Pakistan waging proxy war in Kashmir, Narendra Modi says on visit to region
Narendra Modi accused Pakistan of waging a proxy war in Kashmir yesterday as he became the first Indian prime minister to visit the town of Kargil since more than 1,000 people died there in a battle fought 15 years ago.
Modi landed in the remote Himalayan town a day after India and Pakistan traded accusations of ceasefire violations on their disputed border.
He is the first Indian leader to visit the highly sensitive area since a 1999 Pakistan army incursion triggered a conflict between the two countries.
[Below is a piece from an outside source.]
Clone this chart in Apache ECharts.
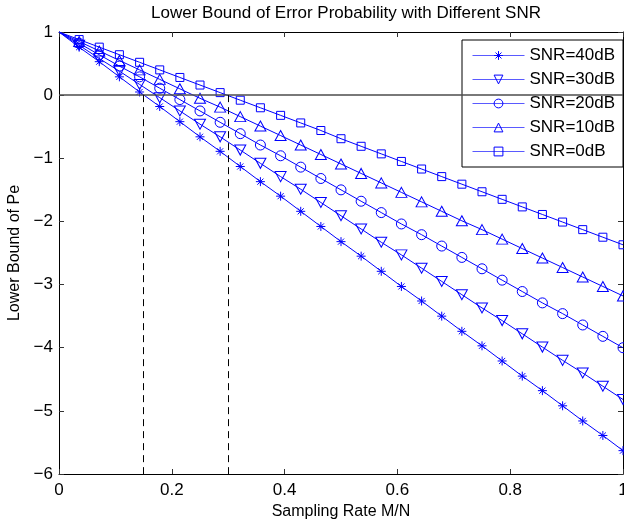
<!DOCTYPE html>
<html><head><meta charset="utf-8">
<script src="https://cdn.jsdelivr.net/npm/echarts@6/dist/echarts.min.js"></script>
<style>html,body{margin:0;padding:0;background:#fff}#c{width:624px;height:525px}</style>
</head><body><div id="c"></div>
<script>
// Sampling rate M/N (x values)
const samplingRate = [0, 0.0357, 0.0714, 0.1071, 0.1429, 0.1786, 0.2143, 0.25, 0.2857, 0.3214, 0.3571, 0.3929, 0.4286, 0.4643, 0.5, 0.5357, 0.5714, 0.6071, 0.6429, 0.6786, 0.7143, 0.75, 0.7857, 0.8214, 0.8571, 0.8929, 0.9286, 0.9643, 1];
// Lower bound of Pe per SNR
const snr40 = [1, 0.76, 0.53, 0.29, 0.05, -0.18, -0.42, -0.66, -0.89, -1.13, -1.37, -1.6, -1.84, -2.08, -2.32, -2.55, -2.79, -3.03, -3.26, -3.5, -3.74, -3.97, -4.21, -4.45, -4.68, -4.92, -5.16, -5.39, -5.63];
const snr30 = [1, 0.79, 0.58, 0.38, 0.17, -0.04, -0.25, -0.46, -0.66, -0.87, -1.08, -1.29, -1.49, -1.7, -1.91, -2.12, -2.33, -2.53, -2.74, -2.95, -3.16, -3.37, -3.57, -3.78, -3.99, -4.2, -4.4, -4.61, -4.82];
const snr20 = [1, 0.82, 0.64, 0.46, 0.29, 0.11, -0.07, -0.25, -0.43, -0.61, -0.79, -0.96, -1.14, -1.32, -1.5, -1.68, -1.86, -2.04, -2.21, -2.39, -2.57, -2.75, -2.93, -3.11, -3.29, -3.46, -3.64, -3.82, -4];
const snr10 = [1, 0.85, 0.7, 0.55, 0.4, 0.25, 0.1, -0.05, -0.19, -0.34, -0.49, -0.64, -0.79, -0.94, -1.09, -1.24, -1.39, -1.54, -1.69, -1.84, -1.99, -2.13, -2.28, -2.43, -2.58, -2.73, -2.88, -3.03, -3.18];
const snr0 = [1, 0.88, 0.76, 0.64, 0.52, 0.4, 0.28, 0.16, 0.04, -0.08, -0.2, -0.32, -0.44, -0.56, -0.69, -0.81, -0.93, -1.05, -1.17, -1.29, -1.41, -1.53, -1.65, -1.77, -1.89, -2.01, -2.13, -2.25, -2.37];
const seriesNames = ['SNR=40dB', 'SNR=30dB', 'SNR=20dB', 'SNR=10dB', 'SNR=0dB'];
const seriesValues = [snr40, snr30, snr20, snr10, snr0];
// reference lines
const zeroLevel = 0;
const crossingX = [0.15, 0.3];
const xRange = [0, 1, 0.2];
const yRange = [-6, 1, 1];

const FONT = 'Liberation Sans, Arial, Helvetica, sans-serif';
const BLUE = '#0000ff';
const symbols = [
  {symbol: 'path://M5,0L5,10M0,5L10,5M1.6,1.6L8.4,8.4M1.6,8.4L8.4,1.6', size: [9, 9]},
  {symbol: 'path://M0,0L10,0L5,8.66Z', size: [11, 10]},
  {symbol: 'circle', size: 10},
  {symbol: 'triangle', size: [11, 10]},
  {symbol: 'rect', size: 8}
];
const minusFmt = v => String(v).replace('-', '\u2212');

const series = seriesValues.map((vals, si) => ({
  name: seriesNames[si],
  type: 'line',
  xAxisIndex: 0, yAxisIndex: 0,
  symbol: symbols[si].symbol,
  symbolSize: symbols[si].size,
  showAllSymbol: true,
  animation: false,
  color: BLUE,
  lineStyle: {color: BLUE, width: 1},
  itemStyle: {color: 'rgba(0,0,0,0)', borderColor: BLUE, borderWidth: 1},
  emphasis: {disabled: true},
  data: samplingRate.map((x, i) => i === 0 ? {value: [x, vals[i]], symbol: 'none'} : [x, vals[i]])
}));

series.push({
  type: 'line', name: '_ref', xAxisIndex: 0, yAxisIndex: 0, data: [], animation: false,
  markLine: {
    silent: true, symbol: ['none', 'none'], animation: false,
    label: {show: false},
    data: [
      [{coord: [xRange[0], zeroLevel], lineStyle: {color: '#4d4d4d', width: 1.5, type: 'solid'}}, {coord: [xRange[1], zeroLevel]}],
      ...crossingX.map(cx => [{coord: [cx, zeroLevel], lineStyle: {color: '#000', width: 1, type: [7, 5]}}, {coord: [cx, yRange[0]]}])
    ]
  }
});

const tickStyle = {show: true, inside: true, length: 5, lineStyle: {color: '#333', width: 1}};
const lineAxis = {show: true, onZero: false, lineStyle: {color: '#000', width: 1}};

const option = {
  backgroundColor: '#fff',
  animation: false,
  title: {
    text: 'Lower Bound of Error Probability with Different SNR',
    left: 341, top: 0, textAlign: 'center',
    textStyle: {fontFamily: FONT, fontSize: 17, fontWeight: 'normal', color: '#000'}
  },
  legend: {
    data: seriesNames,
    orient: 'vertical',
    left: 462, top: 40,
    itemWidth: 52, itemHeight: 11, itemGap: 7,
    padding: [7, 8, 7, 10],
    borderColor: '#000', borderWidth: 1, backgroundColor: '#fff',
    lineStyle: {width: 1, color: '#5a5aff'},
    itemStyle: {borderWidth: 1, borderColor: BLUE},
    textStyle: {fontFamily: FONT, fontSize: 17, color: '#000', lineHeight: 17},
    selectedMode: false
  },
  grid: {left: 59, right: 1, top: 32, bottom: 51, containLabel: false, outerBoundsMode: 'none'},
  xAxis: [{
    type: 'value', position: 'bottom', min: xRange[0], max: xRange[1], interval: xRange[2],
    name: 'Sampling Rate M/N', nameLocation: 'middle', nameGap: 30,
    nameTextStyle: {fontFamily: FONT, fontSize: 16, color: '#000'},
    axisLine: lineAxis, axisTick: tickStyle, splitLine: {show: false},
    axisLabel: {fontFamily: FONT, fontSize: 17, color: '#000', margin: 8, formatter: minusFmt}
  }, {
    type: 'value', position: 'top', min: xRange[0], max: xRange[1], interval: xRange[2],
    axisLine: lineAxis, axisTick: tickStyle, splitLine: {show: false}, axisLabel: {show: false}
  }],
  yAxis: [{
    type: 'value', position: 'left', min: yRange[0], max: yRange[1], interval: yRange[2],
    name: 'Lower Bound of Pe', nameLocation: 'middle', nameGap: 31, nameRotate: 90,
    nameTextStyle: {fontFamily: FONT, fontSize: 16, color: '#000'},
    axisLine: lineAxis, axisTick: tickStyle, splitLine: {show: false},
    axisLabel: {fontFamily: FONT, fontSize: 17, color: '#000', margin: 6, formatter: minusFmt}
  }, {
    type: 'value', position: 'right', min: yRange[0], max: yRange[1], interval: yRange[2],
    axisLine: lineAxis, axisTick: tickStyle, splitLine: {show: false}, axisLabel: {show: false}
  }],
  series: series
};
const chart = echarts.init(document.getElementById('c'), null, {renderer: 'canvas'});
chart.setOption(option);
</script></body></html>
Since then, India has maintained a heavy military presence in Kargil, in the remote mountainous region of Ladakh.
Kargil, where more than half the 20,000-strong population is Muslim, is often cut off in winter. It was decked out with flags from Modi's Bharatiya Janata Party as about 5,000 locals listened to him speak.
Earlier Modi spoke to soldiers in Leh, capital of the Ladakh region, and condemned what he called a "proxy war by Pakistan" and said troops were "suffering more casualties from terrorism than from war", the government's Press Information Bureau reported.
Modi, a hardline Hindu nationalist, also pledged to build new roads and develop tourism in the restive Muslim-majority state, where poverty and underdevelopment have strengthened anti-government sentiment.
Kashmir is divided between India and Pakistan, which both claim the region in full but administer separate partial areas. They have fought two of their three wars over its control.
Modi's visit comes a day after Pakistan summoned a senior Indian diplomat over a cross-border firing incident near the eastern city of Sialkot, which the foreign ministry said had left at least one civilian dead.
The Pakistani authorities accused India of a "ceasefire violation" and registered a formal protest.